Re: no external panels for gnome-control-center [was Re: GNOME Feature Proposal: Backup]
- From: Bastien Nocera <hadess hadess net>
- To: Rodrigo Moya <rodrigo gnome-db org>
- Cc: Desktop Hackers <desktop-devel-list gnome org>
- Subject: Re: no external panels for gnome-control-center [was Re: GNOME Feature Proposal: Backup]
- Date: Wed, 11 May 2011 11:58:47 +0100
On Wed, 2011-05-11 at 10:14 +0200, Rodrigo Moya wrote:
> On Wed, 2011-05-11 at 07:32 +0200, Michael Terry wrote:
> > So as the Deja Dup maintainer, life will go on when you drop support.

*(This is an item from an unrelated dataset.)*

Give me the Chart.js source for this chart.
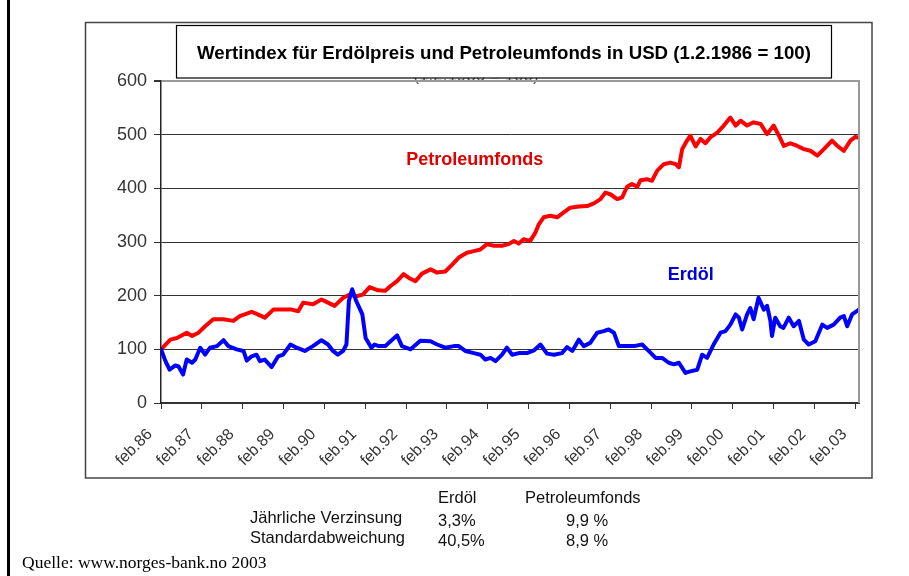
<!DOCTYPE html>
<html>
<head>
<meta charset="utf-8">
<script src="https://cdn.jsdelivr.net/npm/chart.js@4.4.0/dist/chart.umd.min.js"></script>
<style>
  html, body { margin: 0; padding: 0; background: #fff; }
  #wrap { width: 909px; height: 576px; position: relative; }
</style>
</head>
<body>
<div id="wrap"><canvas id="c" width="909" height="576"></canvas></div>
<script>
// ---- data (years since Feb 1986, index 1.2.1986 = 100) ----
const tickLabels = ['feb.86','feb.87','feb.88','feb.89','feb.90','feb.91','feb.92','feb.93','feb.94',
  'feb.95','feb.96','feb.97','feb.98','feb.99','feb.00','feb.01','feb.02','feb.03'];
const yTicks = [0, 100, 200, 300, 400, 500, 600];

const fondsT = [0,0.23,0.39,0.63,0.76,0.92,1.08,1.28,1.53,1.77,1.93,2.22,2.34,2.54,2.75,2.99,3.2,3.36,3.48,3.72,
  3.93,4.09,4.25,4.46,4.62,4.78,4.94,5.11,5.31,5.49,5.62,5.78,5.94,6.07,6.23,6.39,6.6,6.76,6.96,7.13,
  7.29,7.49,7.66,7.82,7.98,8.15,8.35,8.51,8.64,8.76,8.88,9.04,9.17,9.25,9.37,9.53,9.7,9.86,10.02,10.23,
  10.43,10.6,10.76,10.88,11.0,11.17,11.29,11.41,11.53,11.66,11.74,11.9,12.02,12.15,12.31,12.47,12.6,12.68,12.76,12.88,
  12.96,13.09,13.21,13.33,13.45,13.62,13.78,13.94,14.07,14.19,14.35,14.51,14.68,14.84,15.0,15.13,15.25,15.41,15.58,15.74,
  15.9,16.07,16.23,16.43,16.56,16.72,16.88,17.0,17.09];
const fondsValues = [100,118,121,131,125,131,143,156,156,153,162,170,166,159,174,174,174,171,187,184,
  193,187,181,196,202,199,202,216,210,209,218,227,240,233,227,241,249,243,245,258,
  271,280,283,286,296,293,293,296,302,297,305,302,318,333,346,349,346,355,364,366,
  367,372,380,392,389,380,383,403,408,403,415,417,414,433,445,448,445,439,473,489,
  498,478,492,484,495,504,517,532,517,526,517,523,520,501,517,498,479,484,479,473,
  470,461,473,489,479,470,489,496,494];

const oelT = [0,0.11,0.21,0.35,0.43,0.54,0.63,0.76,0.84,0.96,1.08,1.2,1.37,1.53,1.65,1.85,2.02,2.1,2.22,2.34,
  2.42,2.54,2.71,2.87,2.99,3.17,3.32,3.52,3.72,3.93,4.09,4.21,4.33,4.46,4.54,4.6,4.68,4.78,4.93,5.01,
  5.15,5.23,5.33,5.49,5.62,5.78,5.9,6.11,6.35,6.6,6.76,6.96,7.17,7.29,7.45,7.66,7.82,7.94,8.07,8.19,
  8.35,8.47,8.6,8.76,8.96,9.13,9.29,9.45,9.62,9.82,9.94,10.07,10.23,10.35,10.51,10.68,10.84,10.96,11.09,11.21,
  11.41,11.58,11.78,11.94,12.11,12.27,12.43,12.56,12.68,12.84,12.96,13.13,13.25,13.37,13.53,13.7,13.82,13.94,14.07,14.15,
  14.23,14.35,14.43,14.51,14.63,14.76,14.84,14.92,14.96,15.04,15.16,15.24,15.37,15.49,15.62,15.74,15.86,16.02,16.19,16.31,
  16.47,16.63,16.72,16.8,16.92,17.09];
const oelValues = [100,78,62,70,68,53,81,75,81,103,90,103,106,117,106,100,97,79,87,90,
  78,81,67,87,90,109,103,97,106,117,109,97,90,97,109,190,212,190,165,121,
  103,109,106,106,115,126,106,100,116,115,109,103,106,106,97,93,90,81,84,78,
  90,103,90,93,93,98,109,92,90,93,104,97,118,106,112,131,134,137,131,106,
  106,106,109,97,84,84,75,72,75,56,59,62,90,84,109,131,134,146,165,159,
  137,165,177,156,196,174,181,153,125,159,143,140,159,143,153,118,109,115,146,140,
  146,159,162,143,165,174];

const titleText = 'Wertindex für Erdölpreis und Petroleumfonds in USD (1.2.1986 = 100)';
const hiddenSub = '(1.2.1986 = 100)';
const statCols = ['Erdöl', 'Petroleumfonds'];
const statRows = ['Jährliche Verzinsung', 'Standardabweichung'];
const statOel = ['3,3%', '40,5%'];
const statFonds = ['9,9 %', '8,9 %'];
const sourceText = 'Quelle: www.norges-bank.no 2003';

const SANS = '"Liberation Sans", Arial, Helvetica, sans-serif';
const SERIF = '"Liberation Serif", "Times New Roman", serif';

const toXY = (ts, vs) => ts.map((t, i) => ({ x: t, y: vs[i] }));

const deco = {
  id: 'deco',
  beforeDraw(chart) {
    const c = chart.ctx;
    c.save();
    c.fillStyle = '#fff';
    c.fillRect(0, 0, chart.width, chart.height);
    // left rule
    c.fillStyle = '#000';
    c.fillRect(7, 0, 3, chart.height);
    // outer frame
    c.strokeStyle = '#444';
    c.lineWidth = 1.5;
    c.strokeRect(85.5, 22.5, 786.5, 455.5);
    // partly hidden subtitle behind title box
    c.fillStyle = '#555';
    c.font = '17px ' + SANS;
    c.textAlign = 'center';
    c.textBaseline = 'alphabetic';
    c.fillText(hiddenSub, 476, 81);
    c.restore();
  },
  afterDraw(chart) {
    const c = chart.ctx;
    const xs = chart.scales.x, ys = chart.scales.y;
    const a = chart.chartArea;
    c.save();
    // right plot border
    c.strokeStyle = '#999';
    c.lineWidth = 2;
    c.beginPath();
    c.moveTo(a.right, a.top - 1);
    c.lineTo(a.right, a.bottom);
    c.stroke();
    // title box
    c.fillStyle = '#fff';
    c.fillRect(176, 25, 656, 53);
    c.strokeStyle = '#000';
    c.lineWidth = 1.2;
    c.strokeRect(176.5, 25.5, 655, 52.5);
    c.fillStyle = '#000';
    c.font = 'bold 18.7px ' + SANS;
    c.textAlign = 'center';
    c.textBaseline = 'alphabetic';
    c.fillText(titleText, 504, 58.5);
    // series labels
    c.font = 'bold 18px ' + SANS;
    c.textBaseline = 'middle';
    c.fillStyle = '#e00000';
    c.fillText('Petroleumfonds', xs.getPixelForValue(7.68), ys.getPixelForValue(452));
    c.fillStyle = '#0000dd';
    c.fillText('Erdöl', xs.getPixelForValue(12.97), ys.getPixelForValue(238));
    // stats table
    c.fillStyle = '#111';
    c.font = '16.5px ' + SANS;
    c.textAlign = 'left';
    c.textBaseline = 'middle';
    c.fillText(statCols[0], 438, 498);
    c.fillText(statCols[1], 525, 498);
    c.fillText(statRows[0], 250, 518);
    c.fillText(statRows[1], 250, 538);
    c.fillText(statOel[0], 438, 521);
    c.fillText(statOel[1], 438, 541);
    c.fillText(statFonds[0], 566, 521);
    c.fillText(statFonds[1], 566, 541);
    // source
    c.font = '17.5px ' + SERIF;
    c.fillStyle = '#000';
    c.fillText(sourceText, 22, 563);
    c.restore();
  }
};

new Chart(document.getElementById('c'), {
  type: 'line',
  data: {
    datasets: [
      { label: 'Erdöl', data: toXY(oelT, oelValues), borderColor: '#0000ff', borderWidth: 4,
        pointRadius: 0, tension: 0, borderJoinStyle: 'round', borderCapStyle: 'round' },
      { label: 'Petroleumfonds', data: toXY(fondsT, fondsValues), borderColor: '#ff0000', borderWidth: 4,
        pointRadius: 0, tension: 0, borderJoinStyle: 'round', borderCapStyle: 'round' }
    ]
  },
  options: {
    responsive: false,
    animation: false,
    devicePixelRatio: 1,
    layout: { padding: { left: 0, top: 81, right: 50, bottom: 0 } },
    plugins: { legend: { display: false }, title: { display: false }, tooltip: { enabled: false } },
    scales: {
      x: {
        type: 'linear',
        min: 0,
        max: 17.09,
        afterBuildTicks: ax => { ax.ticks = tickLabels.map((_, i) => ({ value: i })); },
        afterFit: ax => { ax.height = 173; },
        ticks: {
          autoSkip: false,
          minRotation: 45,
          maxRotation: 45,
          padding: 16,
          labelOffset: -11,
          color: '#333',
          font: { family: SANS, size: 16 },
          callback: v => tickLabels[v]
        },
        grid: { drawOnChartArea: false, drawTicks: true, tickLength: 6, color: '#333', lineWidth: 1 },
        border: { display: true, color: '#333', width: 2 }
      },
      y: {
        min: 0,
        max: 600,
        afterBuildTicks: ax => { ax.ticks = yTicks.map(v => ({ value: v })); },
        afterFit: ax => { ax.width = 161; },
        ticks: { padding: 7, color: '#333', font: { family: SANS, size: 18 } },
        grid: {
          drawTicks: true, tickLength: 7,
          color: ctx => (ctx.tick && ctx.tick.value === 600 ? '#999' : '#333'),
          lineWidth: ctx => (ctx.tick && ctx.tick.value === 600 ? 2 : 1),
          tickColor: '#333'
        },
        border: { display: true, color: '#222', width: 1.5 }
      }
    }
  },
  plugins: [deco]
});
</script>
</body>
</html>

> > Worst case, I can just make the panel a dialog.
> >
> > But dropping the existing API feels like a frustrating bait and
> > switch. It was not clear (at least to me) that this was your
> > intentional all along, so myself and others made plans and put effort
> > into making panels.
> >
> while I'm not sure making the API private is the best idea, I really
> understand the reasons behind that decision, which is to not allow for a
> control-center crowded with lots of crazy panels, specific to
> applications.
>
> But backup is indeed something that makes a lot of sense as a System
> Settings panel, so I think it could probably be integrated into
> gnome-control-center itself. So, what are the dependencies the c-c panel
> in Deja Dup has?
>
> So, getting some design for this would be a good thing, so that we can
> start integrating it into the control center itself.
>
> Also, another solution might be to keep the g-c-c API public, but have a
> whitelist, so that we just list there the panels that we bless and that
> will be loaded in the g-c-c shell. Others would just be ignored, and so
> distributions can choose to add the panels they want to the whitelist.
If the whitelist is changeable (well, it always is, really), you lose.
You're just shifting the responsibility from the upstream maintainers to
the downstream maintainers. But it will still be upstream getting the
blame for the bad design, eg. GNOME will be blamed for the system
settings being a random collection of bits, when we're designing an OS.